(Items listed in a dataset)
====

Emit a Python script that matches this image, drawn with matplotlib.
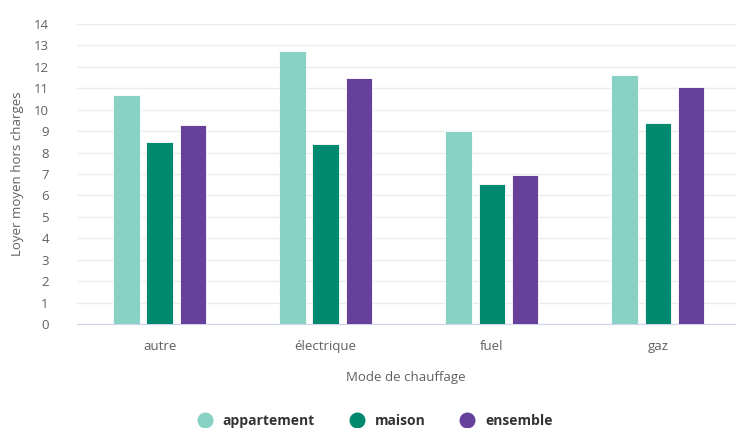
import numpy as np
import matplotlib.pyplot as plt
from matplotlib.lines import Line2D

plt.rcParams['font.family'] = ['Open Sans', 'DejaVu Sans']

# données
categories = ['autre', 'électrique', 'fuel', 'gaz']
series_names = ['appartement', 'maison', 'ensemble']
appartement = [10.67, 12.73, 9.02, 11.61]
maison = [8.49, 8.42, 6.55, 9.38]
ensemble = [9.30, 11.49, 6.97, 11.07]
colors = ['#88d1c4', '#00896f', '#66409b']

fig = plt.figure(figsize=(7.36, 4.28), dpi=100)
ax = fig.add_axes([0.104, 0.2423, 0.896, 0.7023])

x = np.arange(len(categories))
w = 0.16
for i, (vals, col) in enumerate(zip([appartement, maison, ensemble], colors)):
    ax.bar(x + (i - 1) * 0.2, vals, width=w, color=col, edgecolor='white',
           linewidth=0.6, zorder=3)

ax.set_xlim(-0.5, 3.47)
ax.set_ylim(0, 14)
ax.set_yticks(range(0, 15))
ax.set_xticks(x)
ax.set_xticklabels(categories)
ax.grid(axis='y', color='#ebebeb', linewidth=1, zorder=0)
for s in ['top', 'right', 'left']:
    ax.spines[s].set_visible(False)
ax.spines['bottom'].set_color('#ccd6eb')
ax.tick_params(axis='both', length=0, colors='#606060', labelsize=9.5)
ax.tick_params(axis='x', pad=11)
ax.tick_params(axis='y', pad=20)

ax.set_xlabel('Mode de chauffage', color='#606060', fontsize=9.5, labelpad=13)
ax.set_ylabel('Loyer moyen hors charges', color='#606060', fontsize=9.5, labelpad=7)

handles = [Line2D([], [], marker='o', linestyle='', markersize=10.5,
                  markerfacecolor=c, markeredgecolor=c) for c in colors]
leg = fig.legend(handles, series_names, loc='center', bbox_to_anchor=(0.505, 0.016),
                 ncol=3, frameon=False, handletextpad=0.3, columnspacing=2.0,
                 prop={'weight': 'bold', 'size': 10})
for t in leg.get_texts():
    t.set_color('#333333')

fig.savefig('out.png', dpi=100)
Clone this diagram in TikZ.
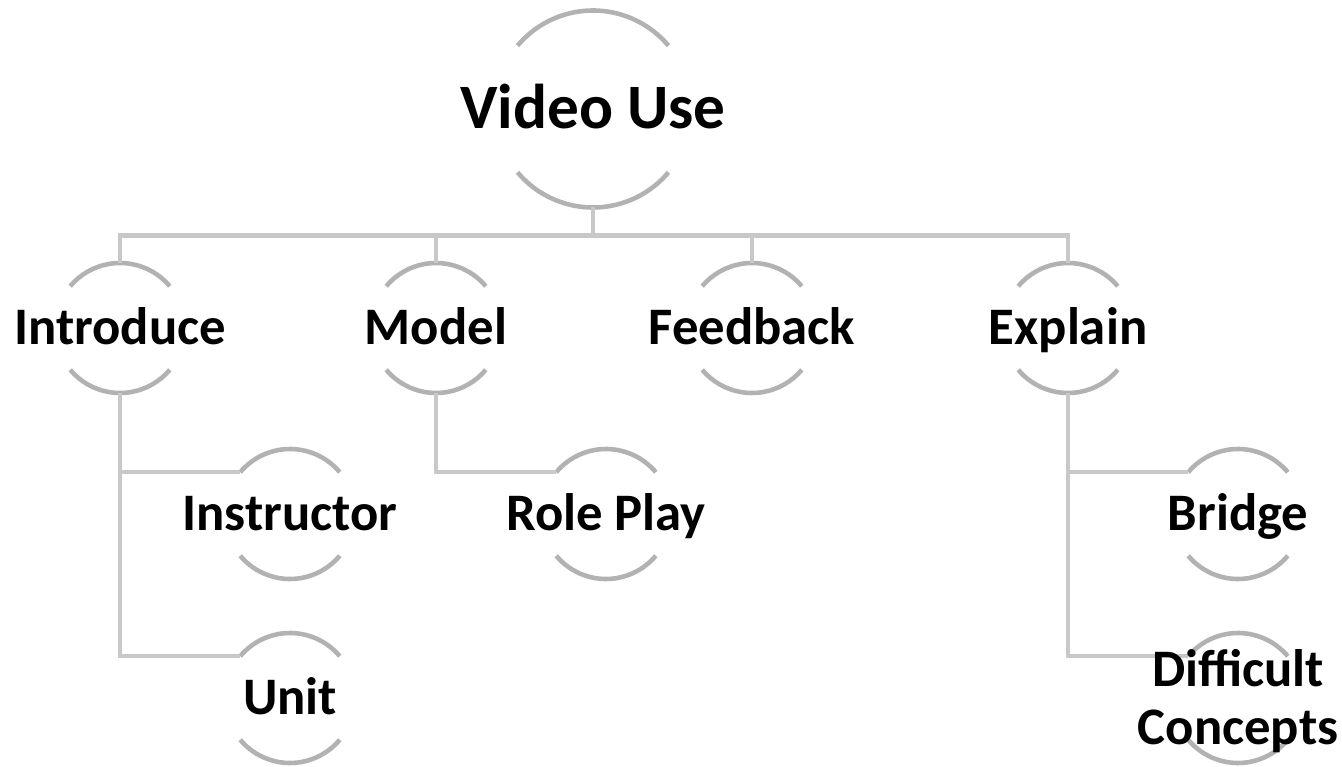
\documentclass[tikz,border=0pt]{standalone}
\usepackage{fontspec}
\setmainfont{Carlito}
\definecolor{arcgray}{RGB}{178,178,178}
\definecolor{linkgray}{RGB}{200,200,200}
\tikzset{
	ring/.style={circle, minimum size=2.6cm, inner sep=0pt, outer sep=0pt},
	bigring/.style={ring, minimum size=3.94cm},
	caption/.style={font=\bfseries\fontsize{30}{33}\selectfont, inner sep=0pt},
	oneline/.style={caption, text height=19pt, text depth=0pt},
	link/.style={linkgray, line width=2.4pt},
	rim/.style={arcgray, line width=2.6pt}
}
\begin{document}
\begin{tikzpicture}
			\useasboundingbox (0,0) rectangle (26.84,15.32);
			\node[bigring] (vid) at (11.86,13.14) {};
			\node[ring] (intro) at (2.40,8.76) {};
			\node[ring] (model) at (8.72,8.76) {};
			\node[ring] (feed) at (15.04,8.76) {};
			\node[ring] (expl) at (21.36,8.76) {};
			\node[ring] (instr) at (5.80,5.04) {};
			\node[ring] (unit) at (5.80,1.36) {};
			\node[ring] (role) at (12.12,5.04) {};
			\node[ring] (bridge) at (24.76,5.04) {};
			\node[ring] (diff) at (24.76,1.36) {};
			\foreach \n in {intro,model,feed,expl,instr,unit,role,bridge,diff}{
				\draw[rim] (\n.40) arc[start angle=40, end angle=140, radius=1.3];
				\draw[rim] (\n.220) arc[start angle=220, end angle=320, radius=1.3];
			}
			\draw[rim] (vid.40) arc[start angle=40, end angle=140, radius=1.97];
			\draw[rim] (vid.220) arc[start angle=220, end angle=320, radius=1.97];
			\coordinate (bar) at (11.86,10.61);
			\draw[link] (vid.south)--(bar);
			\draw[link] (intro.north) |- (bar) -| (expl.north);
			\draw[link] (model.north)--(model.north |- bar);
			\draw[link] (feed.north)--(feed.north |- bar);
			\draw[link] (intro.south) |- (instr.140);
			\draw[link] (intro.south) |- (unit.140);
			\draw[link] (model.south) |- (role.140);
			\draw[link] (expl.south) |- (bridge.140);
			\draw[link] (expl.south) |- (diff.140);
			\node[oneline, font=\bfseries\fontsize{36}{40}\selectfont, text height=22.7pt] (vidtxt) at (vid) {Video Use};
			\node[oneline] (introtxt) at (intro) {Introduce};
			\node[oneline] (modeltxt) at (model) {Model};
			\node[oneline] (feedtxt) at (feed) {Feedback};
			\node[oneline] (expltxt) at (expl) {Explain};
			\node[oneline] (instrtxt) at (instr) {Instructor};
			\node[oneline] (unittxt) at (unit) {Unit};
			\node[oneline] (roletxt) at (role) {Role Play};
			\node[oneline] (bridgetxt) at (bridge) {Bridge};
			\node[caption, align=center, yshift=-2pt] (difftxt) at (diff) {Difficult\\Concepts};
		\end{tikzpicture}
\end{document}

====

▶ Task brief: Emit the lines of the material exactly, from its first line to the line containing "linewidth=0.6, zorder=3)", inclusive; leave every picture out.

▶ Task response:
Emit a Python script that matches this image, drawn with matplotlib.
import numpy as np
import matplotlib.pyplot as plt
from matplotlib.lines import Line2D

plt.rcParams['font.family'] = ['Open Sans', 'DejaVu Sans']

# données
categories = ['autre', 'électrique', 'fuel', 'gaz']
series_names = ['appartement', 'maison', 'ensemble']
appartement = [10.67, 12.73, 9.02, 11.61]
maison = [8.49, 8.42, 6.55, 9.38]
ensemble = [9.30, 11.49, 6.97, 11.07]
colors = ['#88d1c4', '#00896f', '#66409b']

fig = plt.figure(figsize=(7.36, 4.28), dpi=100)
ax = fig.add_axes([0.104, 0.2423, 0.896, 0.7023])

x = np.arange(len(categories))
w = 0.16
for i, (vals, col) in enumerate(zip([appartement, maison, ensemble], colors)):
    ax.bar(x + (i - 1) * 0.2, vals, width=w, color=col, edgecolor='white',
           linewidth=0.6, zorder=3)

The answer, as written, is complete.